**GIVEN DATA:**
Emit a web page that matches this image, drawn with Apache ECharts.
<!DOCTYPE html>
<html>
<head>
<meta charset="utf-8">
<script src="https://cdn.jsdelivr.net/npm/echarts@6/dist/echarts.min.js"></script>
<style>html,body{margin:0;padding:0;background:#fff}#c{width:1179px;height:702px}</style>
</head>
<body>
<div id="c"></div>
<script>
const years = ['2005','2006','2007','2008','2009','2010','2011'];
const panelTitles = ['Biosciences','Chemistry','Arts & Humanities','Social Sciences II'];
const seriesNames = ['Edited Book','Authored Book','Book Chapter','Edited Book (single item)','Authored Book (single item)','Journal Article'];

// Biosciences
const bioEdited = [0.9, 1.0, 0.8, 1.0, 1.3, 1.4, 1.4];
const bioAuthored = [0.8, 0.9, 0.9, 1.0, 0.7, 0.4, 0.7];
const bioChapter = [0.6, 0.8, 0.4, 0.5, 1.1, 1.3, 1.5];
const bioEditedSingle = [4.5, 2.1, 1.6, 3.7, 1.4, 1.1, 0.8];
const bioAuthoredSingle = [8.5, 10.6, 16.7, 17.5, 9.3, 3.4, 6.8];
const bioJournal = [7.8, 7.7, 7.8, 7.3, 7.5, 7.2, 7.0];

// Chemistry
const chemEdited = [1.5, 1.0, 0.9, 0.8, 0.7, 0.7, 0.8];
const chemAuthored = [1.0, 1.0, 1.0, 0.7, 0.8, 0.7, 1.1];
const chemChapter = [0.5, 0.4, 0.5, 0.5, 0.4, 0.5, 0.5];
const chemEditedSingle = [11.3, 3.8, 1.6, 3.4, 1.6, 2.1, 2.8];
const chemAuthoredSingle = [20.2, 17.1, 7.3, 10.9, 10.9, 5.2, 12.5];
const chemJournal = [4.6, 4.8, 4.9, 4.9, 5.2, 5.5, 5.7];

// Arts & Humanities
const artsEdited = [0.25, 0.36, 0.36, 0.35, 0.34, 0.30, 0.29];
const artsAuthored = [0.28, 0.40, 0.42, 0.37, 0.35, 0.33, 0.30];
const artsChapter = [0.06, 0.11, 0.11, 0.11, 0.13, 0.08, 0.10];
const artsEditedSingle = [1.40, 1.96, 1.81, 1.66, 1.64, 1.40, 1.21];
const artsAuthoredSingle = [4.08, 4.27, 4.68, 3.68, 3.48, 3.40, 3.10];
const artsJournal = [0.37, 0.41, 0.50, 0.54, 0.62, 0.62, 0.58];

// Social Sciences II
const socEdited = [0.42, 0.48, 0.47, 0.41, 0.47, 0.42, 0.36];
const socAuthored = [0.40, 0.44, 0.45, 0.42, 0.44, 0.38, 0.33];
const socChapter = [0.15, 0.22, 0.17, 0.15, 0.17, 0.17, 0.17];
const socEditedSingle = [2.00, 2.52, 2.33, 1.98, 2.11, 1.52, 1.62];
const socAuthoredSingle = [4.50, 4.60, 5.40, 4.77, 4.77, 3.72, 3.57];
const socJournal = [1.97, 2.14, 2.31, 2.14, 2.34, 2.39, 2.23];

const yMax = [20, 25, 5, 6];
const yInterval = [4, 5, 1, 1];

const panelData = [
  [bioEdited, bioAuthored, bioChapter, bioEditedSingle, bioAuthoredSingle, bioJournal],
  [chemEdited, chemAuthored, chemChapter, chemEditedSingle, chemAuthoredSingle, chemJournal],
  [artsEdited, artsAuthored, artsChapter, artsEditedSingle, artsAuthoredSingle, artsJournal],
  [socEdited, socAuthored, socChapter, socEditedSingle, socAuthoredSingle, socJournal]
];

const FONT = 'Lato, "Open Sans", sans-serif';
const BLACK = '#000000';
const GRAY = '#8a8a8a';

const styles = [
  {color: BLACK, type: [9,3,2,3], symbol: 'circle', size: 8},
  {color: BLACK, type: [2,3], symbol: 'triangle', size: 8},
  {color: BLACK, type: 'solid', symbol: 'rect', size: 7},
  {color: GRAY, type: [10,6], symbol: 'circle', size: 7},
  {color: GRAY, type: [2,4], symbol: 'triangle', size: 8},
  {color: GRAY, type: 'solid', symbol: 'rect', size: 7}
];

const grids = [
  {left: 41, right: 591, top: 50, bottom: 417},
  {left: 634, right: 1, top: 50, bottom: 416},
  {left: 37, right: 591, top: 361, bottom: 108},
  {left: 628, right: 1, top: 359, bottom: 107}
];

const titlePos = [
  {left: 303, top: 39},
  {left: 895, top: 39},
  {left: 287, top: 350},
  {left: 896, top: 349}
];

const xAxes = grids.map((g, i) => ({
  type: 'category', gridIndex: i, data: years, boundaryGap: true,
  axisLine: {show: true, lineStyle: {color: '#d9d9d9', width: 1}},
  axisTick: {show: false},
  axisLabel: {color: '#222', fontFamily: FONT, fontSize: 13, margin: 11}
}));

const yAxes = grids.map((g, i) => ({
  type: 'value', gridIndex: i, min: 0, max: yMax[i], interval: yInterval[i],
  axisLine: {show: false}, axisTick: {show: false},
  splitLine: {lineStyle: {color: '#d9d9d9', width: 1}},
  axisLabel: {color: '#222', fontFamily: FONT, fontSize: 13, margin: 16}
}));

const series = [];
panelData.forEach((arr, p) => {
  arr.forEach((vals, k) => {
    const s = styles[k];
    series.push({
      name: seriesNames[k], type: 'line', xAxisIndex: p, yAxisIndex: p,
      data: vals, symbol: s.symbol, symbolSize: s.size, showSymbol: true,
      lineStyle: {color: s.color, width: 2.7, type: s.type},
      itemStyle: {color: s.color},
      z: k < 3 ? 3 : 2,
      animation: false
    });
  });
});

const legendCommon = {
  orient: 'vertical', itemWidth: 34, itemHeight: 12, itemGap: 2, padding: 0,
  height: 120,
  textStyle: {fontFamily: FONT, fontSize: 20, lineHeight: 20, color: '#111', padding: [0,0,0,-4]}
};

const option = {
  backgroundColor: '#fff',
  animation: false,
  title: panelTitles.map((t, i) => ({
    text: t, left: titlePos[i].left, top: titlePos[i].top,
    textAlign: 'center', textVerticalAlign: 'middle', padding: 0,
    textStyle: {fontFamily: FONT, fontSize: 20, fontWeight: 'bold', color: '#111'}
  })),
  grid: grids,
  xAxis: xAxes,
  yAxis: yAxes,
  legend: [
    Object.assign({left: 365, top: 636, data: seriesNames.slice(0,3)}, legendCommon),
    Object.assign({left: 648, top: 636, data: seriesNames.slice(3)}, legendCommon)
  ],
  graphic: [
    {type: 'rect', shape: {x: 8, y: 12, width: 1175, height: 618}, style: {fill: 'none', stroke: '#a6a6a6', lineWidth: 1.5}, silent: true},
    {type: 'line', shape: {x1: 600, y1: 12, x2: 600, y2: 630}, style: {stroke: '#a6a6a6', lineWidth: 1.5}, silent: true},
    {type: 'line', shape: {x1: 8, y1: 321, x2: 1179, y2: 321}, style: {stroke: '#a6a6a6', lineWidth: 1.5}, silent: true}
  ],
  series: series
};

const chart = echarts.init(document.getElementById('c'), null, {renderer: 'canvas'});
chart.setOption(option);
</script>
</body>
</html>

**PROBLEM STATEMENT:**
Print the listing above from its first line through the line with "const seriesNames = ['Edited", and stop there.

**RESULT OF THIS TASK:**
Emit a web page that matches this image, drawn with Apache ECharts.
<!DOCTYPE html>
<html>
<head>
<meta charset="utf-8">
<script src="https://cdn.jsdelivr.net/npm/echarts@6/dist/echarts.min.js"></script>
<style>html,body{margin:0;padding:0;background:#fff}#c{width:1179px;height:702px}</style>
</head>
<body>
<div id="c"></div>
<script>
const years = ['2005','2006','2007','2008','2009','2010','2011'];
const panelTitles = ['Biosciences','Chemistry','Arts & Humanities','Social Sciences II'];
const seriesNames = ['Edited Book','Authored Book','Book Chapter','Edited Book (single item)','Authored Book (single item)','Journal Article'];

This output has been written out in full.